Admirable réponse, que celle de Chateaubriand , en Mars 1832, à "un billet de madame la duchesse de Berry qui [le] nommait membre d'un gouvernement secret, qu'elle établissait en qualité de régente de France." (Mémoires d'Outre-Tombe, Classiques de Poche, IV, p. 76). Dans cette réponse, j'apprécie tout particulièrement les lignes suivantes : "Vous connaissez, Madame, l'ordre d'idées dans lequel j'aperçois la possibilité d'une restauration ; les autres combinaisons seraient au-dessus de la portée de mon esprit ; je confesserais mon insuffisance. C'est ostensiblement, et en me proclamant l'homme de votre aveu, de votre confiance, que je trouverais quelque force [...] mais je n'entendrais rien aux dévouements secrets ; je ne sais me rendre coupable de fidélité que par le flagrant délit" (p.84 et 85, op. cit.).

vendredi 8 août 2008

Vendredi 8 Août 2008. 10H36

Toulouse (Haute-Garonne, France).
Arrivé ici le mardi 5 Août à dix heures du soir. Mon fils S. vient me chercher devant la gare Matabiau. Le mercredi 6 Août, à huit heures du matin, depuis le balcon de S. , une vue sur la ville, mais surtout, surtout, mes retrouvailles avec la "lumière du Sud". Comment parler de cette lumière, que j'ai découverte il y a bien longtemps, en Corse ? Avec, en prime, en Corse, l'odeur du maquis, qui ne se raconte pas, mais se vit.
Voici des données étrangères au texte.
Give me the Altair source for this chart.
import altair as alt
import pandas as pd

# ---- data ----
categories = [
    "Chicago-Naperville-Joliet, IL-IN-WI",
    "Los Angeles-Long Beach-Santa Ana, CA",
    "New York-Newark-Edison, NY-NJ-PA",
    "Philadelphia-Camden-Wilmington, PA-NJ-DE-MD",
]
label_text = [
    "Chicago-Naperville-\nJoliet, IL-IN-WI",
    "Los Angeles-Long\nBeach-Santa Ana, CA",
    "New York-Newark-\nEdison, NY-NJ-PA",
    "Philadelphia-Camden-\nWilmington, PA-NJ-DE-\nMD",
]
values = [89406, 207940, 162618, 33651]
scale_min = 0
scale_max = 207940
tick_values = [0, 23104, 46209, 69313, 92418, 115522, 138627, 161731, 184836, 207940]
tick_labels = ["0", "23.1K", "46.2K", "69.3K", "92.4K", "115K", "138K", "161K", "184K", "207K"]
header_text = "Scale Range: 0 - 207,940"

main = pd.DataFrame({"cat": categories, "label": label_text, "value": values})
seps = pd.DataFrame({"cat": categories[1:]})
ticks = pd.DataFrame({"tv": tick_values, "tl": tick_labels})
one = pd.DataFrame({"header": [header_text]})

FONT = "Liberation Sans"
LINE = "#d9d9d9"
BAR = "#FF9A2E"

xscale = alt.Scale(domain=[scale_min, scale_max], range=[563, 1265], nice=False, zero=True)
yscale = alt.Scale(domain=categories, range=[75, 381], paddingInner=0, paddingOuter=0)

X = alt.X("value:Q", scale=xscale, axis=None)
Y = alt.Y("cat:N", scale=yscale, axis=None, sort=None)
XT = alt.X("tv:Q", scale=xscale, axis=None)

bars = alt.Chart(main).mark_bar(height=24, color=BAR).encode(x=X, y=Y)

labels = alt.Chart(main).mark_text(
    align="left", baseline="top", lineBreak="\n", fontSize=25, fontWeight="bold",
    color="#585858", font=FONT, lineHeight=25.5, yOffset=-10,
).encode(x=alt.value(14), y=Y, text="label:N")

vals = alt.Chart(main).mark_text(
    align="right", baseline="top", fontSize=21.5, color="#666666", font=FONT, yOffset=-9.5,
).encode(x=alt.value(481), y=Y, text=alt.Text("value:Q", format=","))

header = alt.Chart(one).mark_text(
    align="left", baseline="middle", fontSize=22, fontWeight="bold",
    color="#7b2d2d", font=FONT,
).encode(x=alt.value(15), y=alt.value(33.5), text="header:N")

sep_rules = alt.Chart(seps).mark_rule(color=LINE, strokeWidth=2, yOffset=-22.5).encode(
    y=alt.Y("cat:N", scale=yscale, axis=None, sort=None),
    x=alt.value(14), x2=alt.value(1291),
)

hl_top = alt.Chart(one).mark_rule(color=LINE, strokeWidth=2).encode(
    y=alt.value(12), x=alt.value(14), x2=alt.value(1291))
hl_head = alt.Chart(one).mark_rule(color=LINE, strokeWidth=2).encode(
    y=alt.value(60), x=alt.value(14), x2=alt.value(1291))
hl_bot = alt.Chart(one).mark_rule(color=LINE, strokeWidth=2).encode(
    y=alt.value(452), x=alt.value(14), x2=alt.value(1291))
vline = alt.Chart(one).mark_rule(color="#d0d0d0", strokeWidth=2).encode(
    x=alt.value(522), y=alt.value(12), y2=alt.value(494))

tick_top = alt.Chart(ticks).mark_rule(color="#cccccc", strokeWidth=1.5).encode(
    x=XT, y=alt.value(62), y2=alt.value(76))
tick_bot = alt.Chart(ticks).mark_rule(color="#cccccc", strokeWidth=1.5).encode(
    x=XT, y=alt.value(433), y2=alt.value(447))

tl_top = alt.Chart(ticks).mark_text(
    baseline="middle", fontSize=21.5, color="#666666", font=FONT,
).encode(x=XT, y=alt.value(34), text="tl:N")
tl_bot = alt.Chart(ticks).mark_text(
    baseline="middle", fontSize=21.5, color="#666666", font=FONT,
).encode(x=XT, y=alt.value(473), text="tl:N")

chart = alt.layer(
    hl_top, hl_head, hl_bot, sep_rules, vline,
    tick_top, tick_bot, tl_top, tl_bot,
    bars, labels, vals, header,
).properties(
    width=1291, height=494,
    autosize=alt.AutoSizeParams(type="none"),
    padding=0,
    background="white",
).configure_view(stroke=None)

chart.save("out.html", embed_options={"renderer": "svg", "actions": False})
Depuis ce 6 Août, le ciel de Toulouse est nuageux, changeant, mes retrouvailles avec la "lumière du Sud" n'ont duré que quelques heures.
Aujourd'hui, il pleut.

dimanche 3 août 2008

Dimanche 3 Août 2008. 11H42

Madame de Staël adresse à Madame Récamier une lettre , en 1810, depuis Coppet, dans laquelle on trouve cette phrase non dépourvue de force : "moi, je commence à mourir. Cela peut bien durer vingt-cinq ans, mais l'oeuvre est commencée et suivra dans le même sens. Enfin pourquoi vouloir dépasser son temps ?" (Mémoires d'Outre-Tombe, Classiques de Poche, III, p. 618, op. cit.)